Is there anything in the melters when they are heated up?

Melters are empty during the initial heating period. Melters are then loaded with frit to establish the initial glass pool.

Are you heating up just one melter or both?

Initially, a single melter is heated up and tested. This creates an opportunity to incorporate lessons learned into the design or heatup procedures for the second melter. Melter Heatup is deferred to the end of commissioning phase to reduce melter idle time prior to hot commissioning. The shorter amount of time melters are active during testing will allow for a longer life span during vitrification operations.

How have personnel trained and prepared to heat up the melter, do it safely, and to meet quality standards?

Training for operators includes classroom training, on the job training, simulator training, qualifications, drills, and proficiency demonstrations.

COMMISSIONING PROCESS FAQs

What is commissioning?

Commissioning is the fourth of five steps to complete WTP (Engineering, Procurement, Construction, Commissioning, Operations). Commissioning is the process whereby constructed WTP components and systems are verified by testing to meet requirements and subsequently placed into service.

In the DFLAW Commissioning Plan, each WTP facility undergoes a sequence of tests of progressively increasing complexity that demonstrate the WTP facilities meet contractual, regulatory, and functional design requirements. This testing sequence starts with simple component tests progressing to larger, more complex demonstrations at the system and facility level, culminating with integrated facility demonstrations with chemical simulant and ultimately, radioactive wastes.

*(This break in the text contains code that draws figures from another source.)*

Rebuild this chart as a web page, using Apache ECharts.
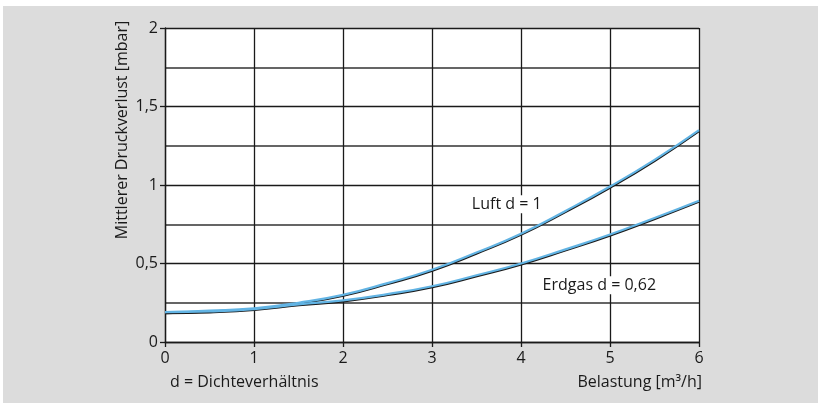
<!DOCTYPE html>
<html>
<head>
<meta charset="utf-8">
<script src="https://cdn.jsdelivr.net/npm/echarts@6/dist/echarts.min.js"></script>
<style>
html,body{margin:0;padding:0;background:#fff;}
#chart{width:818px;height:403px;}
</style>
</head>
<body>
<div id="chart"></div>
<script>
// Belastung [m3/h]
var xValues=[0,0.5,1,1.5,2,2.5,3,3.5,4,4.5,5,5.5,6];
// Druckverlust [mbar]
var luft=[0.19,0.20,0.215,0.25,0.30,0.375,0.46,0.57,0.69,0.835,0.99,1.16,1.35];
var erdgas=[0.19,0.195,0.21,0.24,0.265,0.305,0.355,0.425,0.50,0.59,0.685,0.79,0.90];
var curveLabels=[
    {name:"Luft d = 1",x:3.84,y:0.878},
    {name:"Erdgas d = 0,62",x:4.88,y:0.362}
];

var FONT="'Open Sans', sans-serif";
var chart=echarts.init(document.getElementById("chart"));

function pairs(ys){
    return xValues.map(function(x,i){return [x,ys[i]];});
}
var lineStyle={
    color:"#62b4e4",width:2.2,
    shadowColor:"#1a1a1a",shadowBlur:0,shadowOffsetX:0.4,shadowOffsetY:0.9
};

var option={
    animation:false,
    backgroundColor:"#fff",
    textStyle:{fontFamily:FONT},
    grid:{left:165,right:119,top:28,bottom:61,show:true,backgroundColor:"#fff",borderWidth:0},
    graphic:[
        {type:"rect",z:-10,shape:{x:3,y:6,width:815,height:397},style:{fill:"#dcdcdc"}},
        {type:"text",rotation:Math.PI/2,x:122,y:130,
            style:{text:"Mittlerer Druckverlust [mbar]",font:"16px "+FONT,fill:"#1a1a1a",align:"center",verticalAlign:"middle"}},
        {type:"text",x:170,y:382,
            style:{text:"d = Dichteverhältnis",font:"16px "+FONT,fill:"#1a1a1a",align:"left",verticalAlign:"middle"}},
        {type:"text",x:702,y:382,
            style:{text:"Belastung [m³/h]",font:"16px "+FONT,fill:"#1a1a1a",align:"right",verticalAlign:"middle"}}
    ],
    xAxis:{
        type:"value",min:0,max:6,interval:1,
        axisLine:{lineStyle:{color:"#1a1a1a",width:1.3}},
        axisTick:{show:true,length:5,lineStyle:{color:"#1a1a1a",width:1.3}},
        axisLabel:{color:"#1a1a1a",fontSize:16,margin:8,fontFamily:FONT},
        splitLine:{lineStyle:{color:"#1a1a1a",width:1.3}}
    },
    yAxis:{
        type:"value",min:0,max:2,interval:0.5,
        axisLine:{show:true,lineStyle:{color:"#1a1a1a",width:1.3}},
        axisTick:{show:true,length:5,lineStyle:{color:"#1a1a1a",width:1.3}},
        axisLabel:{color:"#1a1a1a",fontSize:16,margin:7,fontFamily:FONT,
            formatter:function(v){return String(v).replace(".",",");}},
        splitLine:{lineStyle:{color:"#1a1a1a",width:1.3}},
        minorTick:{show:false,splitNumber:2},
        minorSplitLine:{show:true,lineStyle:{color:"#333",width:1.5}}
    },
    series:[
        {type:"line",name:"Luft",data:pairs(luft),smooth:true,symbol:"none",lineStyle:lineStyle,z:3},
        {type:"line",name:"Erdgas",data:pairs(erdgas),smooth:true,symbol:"none",lineStyle:lineStyle,z:3},
        {type:"scatter",symbolSize:1,z:5,itemStyle:{color:"#fff",opacity:1},
            data:curveLabels.map(function(d){return {name:d.name,value:[d.x,d.y]};}),
            label:{show:true,position:"inside",formatter:"{b}",color:"#1a1a1a",fontSize:16,fontFamily:FONT,
                backgroundColor:"#fff",padding:[1,3]}
        }
    ]
};
chart.setOption(option);
</script>
</body>
</html>
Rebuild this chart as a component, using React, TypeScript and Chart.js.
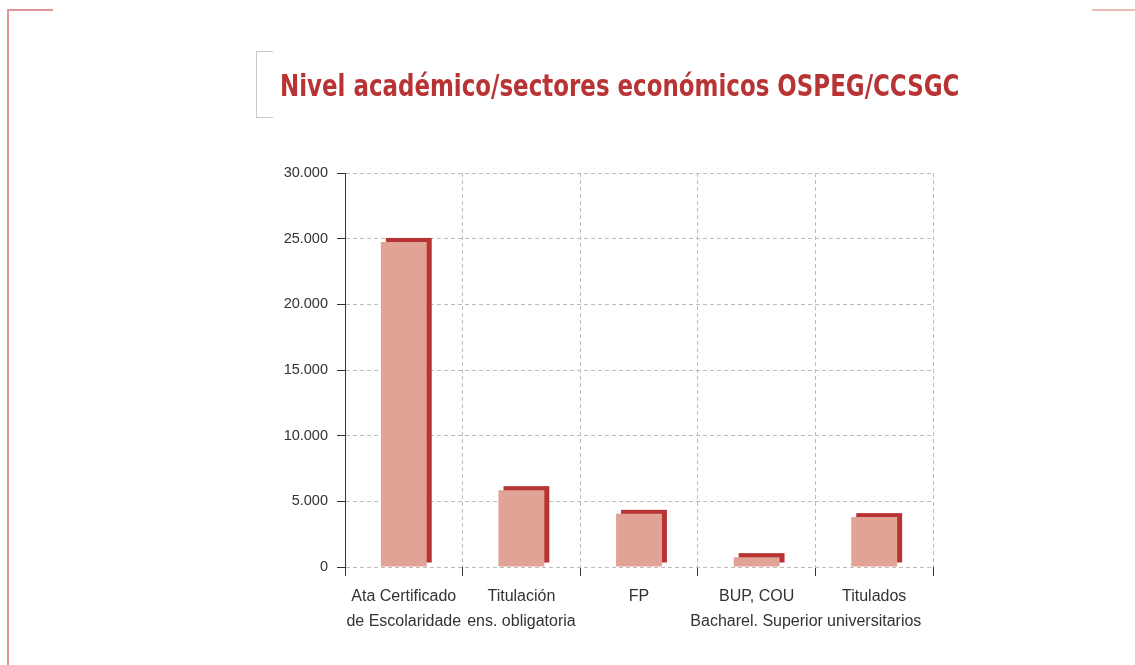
import React, { useEffect, useRef } from "react";
import { Chart, registerables } from "chart.js";

Chart.register(...registerables);

const categories: string[][] = [
  ["Ata Certificado", "de Escolaridade"],
  ["Titulación", "ens. obligatoria"],
  ["FP"],
  ["BUP, COU", "Bacharel. Superior"],
  ["Titulados", "universitarios"],
];
const values: number[] = [24750, 5850, 4050, 750, 3800];
const yTicks: number[] = [0, 5000, 10000, 15000, 20000, 25000, 30000];
const titleText = "Nivel académico/sectores económicos OSPEG/CCSGC";

const PINK = "#e0a396";
const DARK = "#b83434";
const FONT = "'Liberation Sans', Arial, sans-serif";
const TITLE_FONT = "'DejaVu Sans Condensed', 'DejaVu Sans', sans-serif";

const shadowPlugin = {
  id: "barShadow",
  beforeDatasetsDraw(chart: any) {
    const meta = chart.getDatasetMeta(0);
    const ctx = chart.ctx;
    ctx.save();
    ctx.fillStyle = DARK;
    meta.data.forEach((bar: any) => {
      const { x, y, base, width } = bar.getProps(["x", "y", "base", "width"], true);
      ctx.fillRect(x - width / 2 + 5, y - 4, width, base - y);
    });
    ctx.restore();
  },
};

export default function App() {
  const ref = useRef<HTMLCanvasElement | null>(null);

  useEffect(() => {
    document.body.style.margin = "0";
    if (!ref.current) return;
    const chart = new Chart(ref.current, {
      type: "bar",
      data: {
        labels: categories,
        datasets: [
          {
            data: values,
            backgroundColor: PINK,
            borderWidth: 0,
            barPercentage: 0.39,
            categoryPercentage: 1,
          },
        ],
      },
      plugins: [shadowPlugin],
      options: {
        responsive: false,
        animation: false,
        layout: { padding: { left: 0, top: 173, right: 202, bottom: 0 } },
        plugins: { legend: { display: false }, tooltip: { enabled: false }, title: { display: false } },
        scales: {
          x: {
            offset: true,
            grid: {
              offset: true,
              color: "#bdbdbd",
              lineWidth: 1,
              tickColor: "#333",
              tickLength: 9,
              tickBorderDash: [],
              drawTicks: true,
            },
            border: { display: false, dash: [4, 3] },
            ticks: {
              color: "#333",
              padding: 8,
              font: { family: FONT, size: 16, lineHeight: 1.55 },
              maxRotation: 0,
              autoSkip: false,
            },
            afterFit: (s: any) => {
              s.height = 98;
            },
          },
          y: {
            min: 0,
            max: 30000,
            afterBuildTicks: (s: any) => {
              s.ticks = yTicks.map((v) => ({ value: v }));
            },
            grid: {
              color: "#bdbdbd",
              lineWidth: 1,
              tickColor: "#333",
              tickLength: 8,
              tickBorderDash: [],
            },
            border: { display: true, color: "#333", width: 1, dash: [4, 3] },
            ticks: {
              color: "#333",
              padding: 9,
              font: { family: FONT, size: 14.5 },
              callback: (v: any) => (v === 0 ? "0" : Number(v).toLocaleString("de-DE")),
            },
            afterFit: (s: any) => {
              s.width = 345;
            },
          },
        },
      },
    } as any);
    return () => chart.destroy();
  }, []);

  return (
    <div style={{ position: "relative", width: 1135, height: 665, background: "#fff", overflow: "hidden" }}>
      <canvas ref={ref} width={1135} height={665} style={{ position: "absolute", left: 0, top: 0, display: "block" }} />
      {/* page frame */}
      <div style={{ position: "absolute", left: 7, top: 9, width: 1.5, height: 660, background: "#e39595" }} />
      <div style={{ position: "absolute", left: 7, top: 9, width: 46, height: 1.5, background: "#e39595" }} />
      <div style={{ position: "absolute", left: 1092, top: 9, width: 43, height: 1.5, background: "#ebbcb0" }} />
      {/* title bracket */}
      <div style={{ position: "absolute", left: 256, top: 51, width: 1, height: 67, background: "#c8c8c8" }} />
      <div style={{ position: "absolute", left: 256, top: 51, width: 17, height: 1, background: "#c8c8c8" }} />
      <div style={{ position: "absolute", left: 256, top: 117, width: 17, height: 1, background: "#c8c8c8" }} />
      <div
        style={{
          position: "absolute",
          left: 280,
          top: 70,
          fontFamily: TITLE_FONT,
          fontWeight: "bold",
          fontSize: 30,
          lineHeight: "32px",
          color: "#b83434",
          whiteSpace: "nowrap",
          transform: "scaleX(0.85)",
          transformOrigin: "left center",
        }}
      >
        {titleText}
      </div>
    </div>
  );
}
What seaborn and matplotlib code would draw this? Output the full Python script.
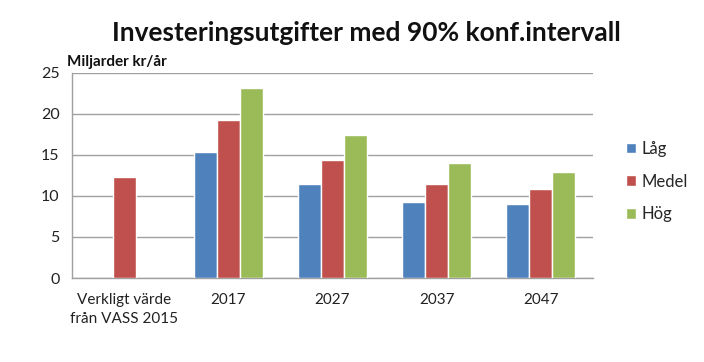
import matplotlib
matplotlib.use("Agg")
import matplotlib.pyplot as plt
import seaborn as sns
import pandas as pd

categories = ["Verkligt värde\nfrån VASS 2015", "2017", "2027", "2037", "2047"]
series = ["Låg", "Medel", "Hög"]
lag = [None, 15.3, 11.4, 9.2, 9.0]
medel = [12.3, 19.2, 14.4, 11.5, 10.9]
hog = [None, 23.1, 17.4, 14.0, 12.9]
colors = ["#4F81BD", "#C0504D", "#9BBB59"]

rows = []
for s, vals in zip(series, [lag, medel, hog]):
    for c, v in zip(categories, vals):
        if v is not None:
            rows.append({"cat": c, "serie": s, "val": v})
df = pd.DataFrame(rows)

sns.set_style("white")
plt.rcParams["font.family"] = ["Lato", "DejaVu Sans"]

fig = plt.figure(figsize=(7.04, 3.62), dpi=100)
ax = fig.add_axes([0.1023, 0.232, 0.7398, 0.567])
sns.barplot(data=df, x="cat", y="val", hue="serie", order=categories,
            hue_order=series, palette=colors, width=0.66, saturation=1,
            errorbar=None, ax=ax, zorder=3)

ax.set_xlim(-0.5, len(categories) - 0.5)
ax.set_ylim(0, 25)
ax.set_yticks([0, 5, 10, 15, 20, 25])
ax.yaxis.grid(True, color="#A0A0A0", linewidth=1.0, zorder=0)
ax.set_axisbelow(True)
ax.set_xlabel("")
ax.set_ylabel("")
for sp in ["top", "right"]:
    ax.spines[sp].set_visible(False)
for sp in ["left", "bottom"]:
    ax.spines[sp].set_color("#A0A0A0")
    ax.spines[sp].set_linewidth(1.0)

ax.set_xticks([i for i in range(len(categories))])
ax.set_xticklabels(categories, linespacing=1.45)
ax.tick_params(axis="x", length=0, labelsize=11, pad=11, labelcolor="#222222")
ax.set_xticks([i - 0.5 for i in range(len(categories) + 1)], minor=True)
ax.tick_params(axis="x", which="minor", length=5, color="#A0A0A0", direction="out")
ax.tick_params(axis="y", length=5, color="#A0A0A0", labelsize=11.5, pad=4, labelcolor="#222222")

leg = ax.legend(loc="center left", bbox_to_anchor=(1.035, 0.47), frameon=False,
                fontsize=12, handlelength=0.6, handleheight=0.6,
                handletextpad=0.3, labelspacing=1.0)

fig.text(0.52, 0.91, "Investeringsutgifter med 90% konf.intervall",
         ha="center", va="center", fontsize=19, fontweight="bold", color="#111111")
fig.text(0.095, 0.828, "Miljarder kr/år", ha="left", va="center",
         fontsize=11, fontweight="bold", color="#111111")

fig.savefig("out.png", dpi=100)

How have you prepared with emergency management organizations?

Activities are ongoing now to drive operating culture. Pace and complexity of practice drills will increase further into 2021. Emergency preparedness drills are carried out in a crawl, walk, run fashion. We start with coached drills that include active guidance from observers and evaluators. Next, we ramp up to evaluated drills where our performance will be assessed, we will receive a grade, and are given the opportunity for lessons learned. Finally, we will partake in formal graded exercises that are evaluated by the DOE customer prior to start of operations.